In the wake of U.S. military actions against Iran, some Chinese banks, insurance institutions, and investors involved in Middle East trade and financing have begun reducing their risk exposure, including limiting loans, transferring syndicated loan shares, divesting from Middle East bonds, and halting some regional securities trading. The Hong Kong Monetary Authority has also reached out to local banks to review their risk exposure to Middle East loans and bonds.

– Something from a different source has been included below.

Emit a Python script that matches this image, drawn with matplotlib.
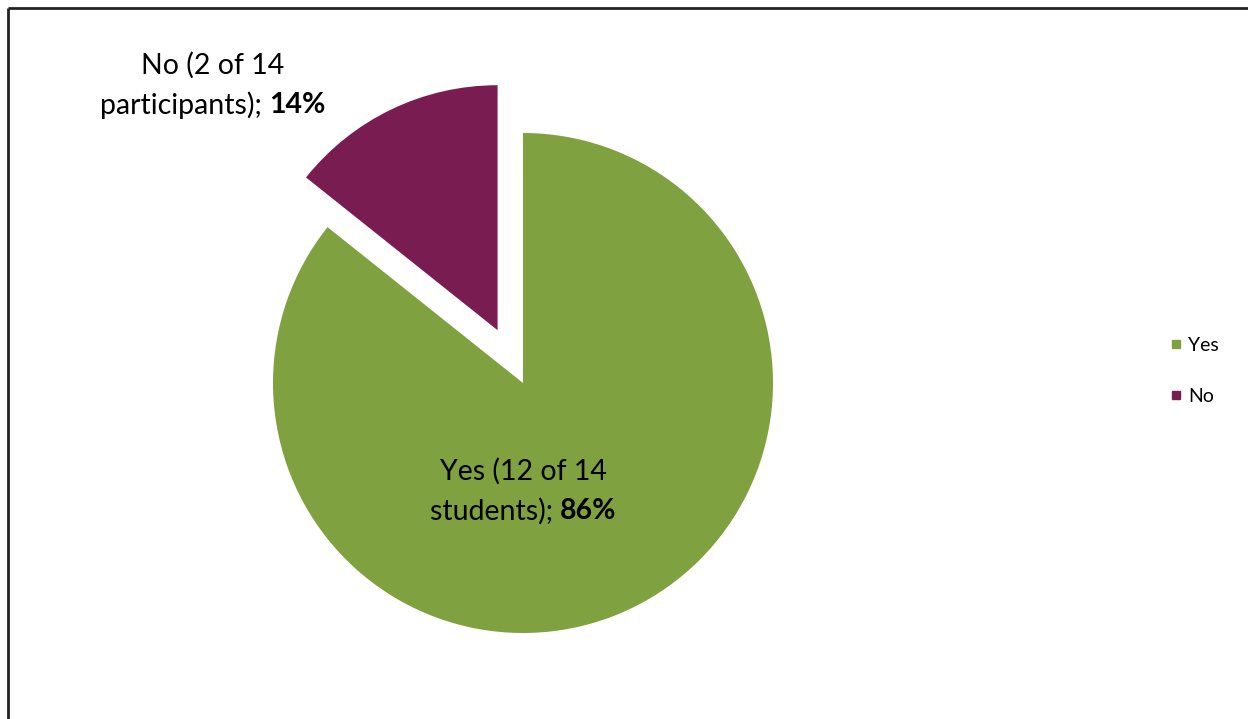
import matplotlib.pyplot as plt
from matplotlib.lines import Line2D

# data
labels = ['Yes', 'No']
counts = [12, 14 - 12]
groups = ['students', 'participants']
colors = ['#7FA13F', '#781C52']
W, H = 1248, 719

plt.rcParams['font.family'] = ['Lato', 'DejaVu Sans']

fig = plt.figure(figsize=(W / 100, H / 100), dpi=100)
ax = fig.add_axes([0, 0, 1, 1])
ax.set_xlim(0, W)
ax.set_ylim(0, H)
ax.set_aspect('equal')
ax.axis('off')

# pie in pixel space (explode is in data units here, not a radius fraction)
wedges, _ = ax.pie(counts, colors=colors, startangle=90, counterclock=False,
                   center=(523, H - 383), radius=250, explode=[0, 58.6],
                   wedgeprops=dict(linewidth=0))
wedges[1].set_radius(245)
ax.set_xlim(0, W)
ax.set_ylim(0, H)

# frame around the chart area (only left and top visible)
ax.plot([8, 8], [0, H - 8], color='#222222', lw=2, solid_capstyle='butt')
ax.plot([8, W], [H - 8, H - 8], color='#222222', lw=2, solid_capstyle='butt')

total = sum(counts)
fs = 20.5
renderer = fig.canvas.get_renderer()


def pie_label(cx, cy, name, n, who):
    pct = round(100 * n / total)
    ax.text(cx, cy + 20, f'{name} ({n} of {total}', ha='center', va='center',
            fontsize=fs)
    t1 = ax.text(0, cy - 20, f'{who}); ', ha='left', va='center', fontsize=fs)
    t2 = ax.text(0, cy - 20, f'{pct}%', ha='left', va='center', fontsize=fs,
                 fontweight='bold')
    w1 = t1.get_window_extent(renderer).width
    w2 = t2.get_window_extent(renderer).width
    x0 = cx - (w1 + w2) / 2
    t1.set_x(x0)
    t2.set_x(x0 + w1)


pie_label(213, H - 85, labels[1], counts[1], groups[1])
pie_label(523, H - 491, labels[0], counts[0], groups[0])

handles = [Line2D([], [], marker='s', ls='', color=c, markersize=6)
           for c in colors]
fig.legend(handles, labels, loc='center left', bbox_to_anchor=(1154 / W, 1 - 371 / H),
           frameon=False, fontsize=14, handlelength=0.5, handletextpad=0.35,
           labelspacing=1.75)

fig.savefig('out.png', dpi=100)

Both China and Hong Kong have been subject to increasing international scrutiny. For instance, during the Russia-Ukraine conflict, Russia relied on third-party networks in Hong Kong and mainland China for financial settlements and trade. Sanctions announcements by the U.S. Treasury in June and October of 2024 explicitly mentioned Russia’s extensive use of Hong Kong-registered companies and cross-border intermediaries to transport dual-use goods to Russia, including integrated circuits, tantalum capacitors, multi-layer ceramic capacitors, solid-state drives, machine tools, and semiconductor equipment. Operational methods included setting up trade companies in Hong Kong for receiving or re-selling goods, operating with addresses in mainland China and Hong Kong but supplying to Russia, falsifying the end-use through third countries, utilizing non-Russian banks and external companies for payments, and disguising transactions through proxy firms in places like the UAE.

Furthermore, the U.S. Treasury has warned that foreign financial institutions assisting these transactions will face higher risks of secondary sanctions. Several think tanks deduce from this that places like Hong Kong have become critical nodes for evading sanctions.